How experienced operators think about it

They separate the two jobs cleanly. To the customer, they own the commitment — they don't hide behind the supplier, they solve the problem, because the customer hired them, not the vendor. To the supplier, once the job's safe, they're direct: here's what your failure cost me, here's what I expect. And they keep score. One failure is human; a pattern is a decision the supplier is making for them, and it means it's time to move that business, backup already in hand.

Practical actions

  1. Protect the customer first. Find an alternative, communicate early, and keep your commitment — don't pass the failure through.

  2. Don't hide behind the supplier to the customer. You own the outcome; solve it.

  3. Hold the supplier accountable once the fire's out — name the cost, ask them to make it right.

  4. Keep score. Track failures so a pattern doesn't hide behind "just this once" repeated five times.

  5. Have a backup ready so accountability isn't an empty threat — you can actually leave.

Questions every owner should ask

  • When a supplier fails, do I protect the customer, or pass the problem along?

  • Do I hold suppliers accountable, or quietly eat their mistakes?

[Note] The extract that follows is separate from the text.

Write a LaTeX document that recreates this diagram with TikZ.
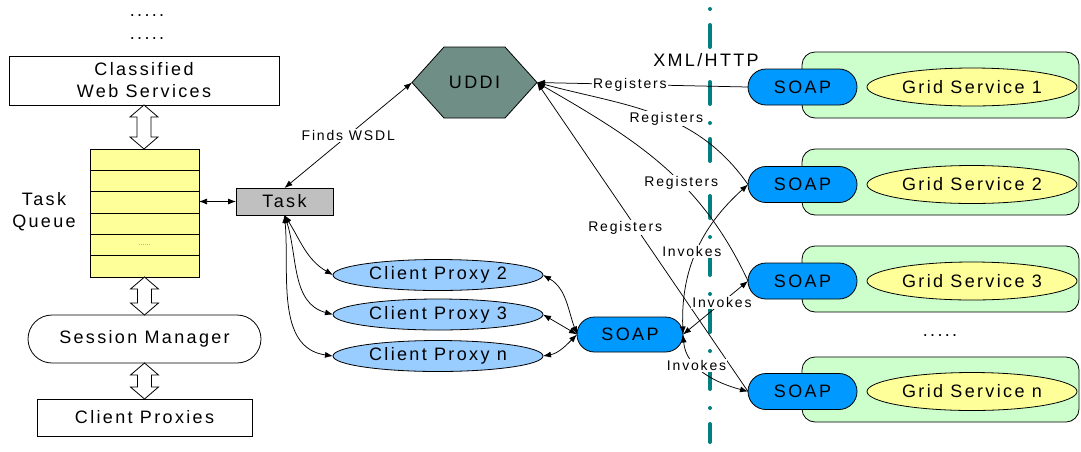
\documentclass[tikz,border=0pt]{standalone}
\usepackage{fontspec}
\setmainfont{Liberation Sans}[LetterSpace=13]
\usetikzlibrary{arrows.meta,calc,shapes.geometric,shapes.misc}

\definecolor{qyellow}{RGB}{255,255,153}
\definecolor{pxblue}{RGB}{153,204,255}
\definecolor{soapblue}{RGB}{0,153,255}
\definecolor{gsgreen}{RGB}{204,255,204}
\definecolor{uddifill}{RGB}{111,143,134}
\definecolor{taskgray}{RGB}{192,192,192}
\definecolor{septeal}{RGB}{0,128,128}

% hollow double-headed arrow between two vertically stacked nodes
\newcommand\hollowlink[2]{%
  \draw[hollow] let \p1=(#1.south), \p2=(#2.north) in
    (\x1,\y1) -- (\x1+14pt,\y1-12pt) -- (\x1+7pt,\y1-12pt) -- (\x1+7pt,\y2+12pt)
    -- (\x1+14pt,\y2+12pt) -- (\x1,\y2) -- (\x1-14pt,\y2+12pt) -- (\x1-7pt,\y2+12pt)
    -- (\x1-7pt,\y1-12pt) -- (\x1-14pt,\y1-12pt) -- cycle;}

\begin{document}
\begin{tikzpicture}[x=1pt,y=-1pt,
  >={Latex[length=8pt,width=6pt]},
  every node/.style={font=\fontsize{18}{22}\selectfont, inner sep=0pt, outer sep=0pt},
  plainbox/.style={rectangle, draw, line width=0.8pt, fill=white},
  stadium/.style={rounded rectangle, draw, line width=0.8pt, fill=white},
  proxy/.style={ellipse, draw, line width=0.8pt, fill=pxblue, minimum width=210pt, minimum height=31pt},
  soapnode/.style={rounded rectangle, draw, line width=0.8pt, fill=soapblue, minimum width=109pt, minimum height=36pt},
  gsnode/.style={ellipse, draw, line width=0.8pt, fill=qyellow, minimum width=210pt, minimum height=38pt},
  hostbox/.style={rectangle, draw, line width=0.8pt, fill=gsgreen, rounded corners=13pt, minimum width=277pt, minimum height=66pt},
  lbl/.style={font=\fontsize{14}{16}\selectfont, fill=white, inner sep=1.2pt},
  hollow/.style={draw=black, fill=white, line width=0.8pt},
  twoway/.style={draw, line width=0.75pt, <->},
  oneway/.style={draw, line width=0.75pt, ->},
  sepline/.style={draw=septeal, line width=4pt, line cap=round, dash pattern=on 0pt off 16pt on 22pt off 19pt}
]
\useasboundingbox (0,0) rectangle (1081,451);

% protocol boundary
\coordinate (septop) at (710,9);
\coordinate (sepbot) at (710,442);
\draw[sepline] (septop) -- (sepbot);
\node[fill=white, inner sep=1pt] (xml) at (706,60) {XML/HTTP};

% left column: services, queue, session manager, proxies
\node (dotsa) at (147,16) {.....};
\node (dotsb) at (147,39) {.....};
\node[plainbox, minimum width=270pt, minimum height=49pt, align=center] (cws) at (144,80.5) {Classified\\Web Services};
\node[rectangle, draw, line width=0.8pt, fill=qyellow, minimum width=109pt, minimum height=128pt] (queue) at (144.5,213) {};
\foreach \k in {1,...,5}
  \draw[line width=0.8pt] ($(queue.north west)+(0,\k*128/6)$) -- ($(queue.north east)+(0,\k*128/6)$);
\node[font=\fontsize{5}{6}\selectfont] (qdots) at (144.5,245.5) {......};
\node[align=center] (qlabel) at (44,211.5) {Task\\Queue};
\node[stadium, minimum width=233pt, minimum height=48pt] (sm) at (144.5,339) {Session Manager};
\node[plainbox, minimum width=215pt, minimum height=37pt] (cp) at (144.5,417.5) {Client Proxies};
\hollowlink{cws}{queue}
\hollowlink{queue}{sm}
\hollowlink{sm}{cp}

% task and registry
\node[plainbox, fill=taskgray, minimum width=97pt, minimum height=27pt] (task) at (284.5,201.5) {Task};
\draw[twoway] (queue.east |- task.west) -- (task.west);
\node[minimum width=125pt, minimum height=71pt] (uddi) at (474.5,82.5) {};
\draw[line width=0.8pt, fill=uddifill] (uddi.west) -- ($(uddi.north)+(-30.5,0)$) -- ($(uddi.north)+(30.5,0)$)
  -- (uddi.east) -- ($(uddi.south)+(30.5,0)$) -- ($(uddi.south)+(-30.5,0)$) -- cycle;
\node (uddiname) at (uddi.center) {UDDI};
\draw[twoway] (task.north) -- node[lbl] (finds) {Finds WSDL} (uddi.west);

% client proxies and client-side SOAP
\node[proxy] (cp2) at (438,275) {Client Proxy 2};
\node[proxy] (cp3) at (438,314.5) {Client Proxy 3};
\node[proxy] (cpn) at (438,356) {Client Proxy n};
\node[soapnode, minimum width=106pt, minimum height=35pt] (msoap) at (630,334.5) {SOAP};
\draw[twoway] (task.south) to[out=-58,in=150] (cp2.west);
\draw[twoway] (task.south) to[out=-72,in=165] (cp3.west);
\draw[twoway] (task.south) to[out=-85,in=172] (cpn.west);
\draw[twoway] (cp2.east) to[out=-30,in=110] (msoap.west);
\draw[twoway] (cp3.east) -- (msoap.west);
\draw[twoway] (cpn.east) to[out=10,in=-135] (msoap.west);

% grid services
\node[hostbox] (h1) at (940.5,85) {};
\node[hostbox] (h2) at (940.5,182) {};
\node[hostbox] (h3) at (940.5,279) {};
\node[hostbox, minimum height=65pt] (hn) at (940.5,389.5) {};
\node[soapnode] (soap1) at (802.5,87) {SOAP};
\node[soapnode] (soap2) at (802.5,184.5) {SOAP};
\node[soapnode] (soap3) at (802.5,281) {SOAP};
\node[soapnode] (soapn) at (802.5,391.5) {SOAP};
\node[gsnode] (gs1) at (972,87) {Grid Service 1};
\node[gsnode] (gs2) at (972,184.5) {Grid Service 2};
\node[gsnode] (gs3) at (972,281) {Grid Service 3};
\node[gsnode] (gsn) at (972,391.5) {Grid Service n};
\node (dotsc) at (940,336) {.....};

% registrations with the registry
\draw[oneway] (soap1.west) -- node[lbl, pos=0.56] (reg1) {Registers} (uddi.east);
\draw[oneway] (soap2.west) to[out=125,in=-15] node[lbl, pos=0.45] (reg2) {Registers} (uddi.east);
\draw[oneway] (soap3.west) to[out=115,in=-30] node[lbl, pos=0.4] (reg3) {Registers} (uddi.east);
\draw[oneway] (soapn.west) -- node[lbl, pos=0.53, xshift=-11pt] (reg4) {Registers} (uddi.east);

% invocations across the boundary
\draw[twoway] (msoap.east) to[out=92,in=-138] node[lbl, pos=0.5, xshift=-5pt] (inv2) {Invokes} (soap2.west);
\draw[twoway] (msoap.east) -- node[lbl, pos=0.6] (inv3) {Invokes} (soap3.west);
\draw[twoway] (msoap.east) to[out=-85,in=165] node[lbl, pos=0.38] (invn) {Invokes} (soapn.west);
\end{tikzpicture}
\end{document}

  • Is this supplier's failure a one-off, or a pattern I'm choosing to tolerate?

Frequently asked questions

Should I tell the customer the supplier was at fault?
Keep the focus on solving their problem, not assigning blame up your supply chain. "Here's what happened and here's how I'm fixing it" serves you better than "it wasn't my fault." The customer wants a solution, not an excuse.

How many failures before I switch suppliers?
There's no magic number, but the test is whether the pattern is costing you more than switching would. A critical supplier who fails repeatedly at the wrong moments is worth leaving even if switching is a hassle — which is exactly why you keep a backup ready.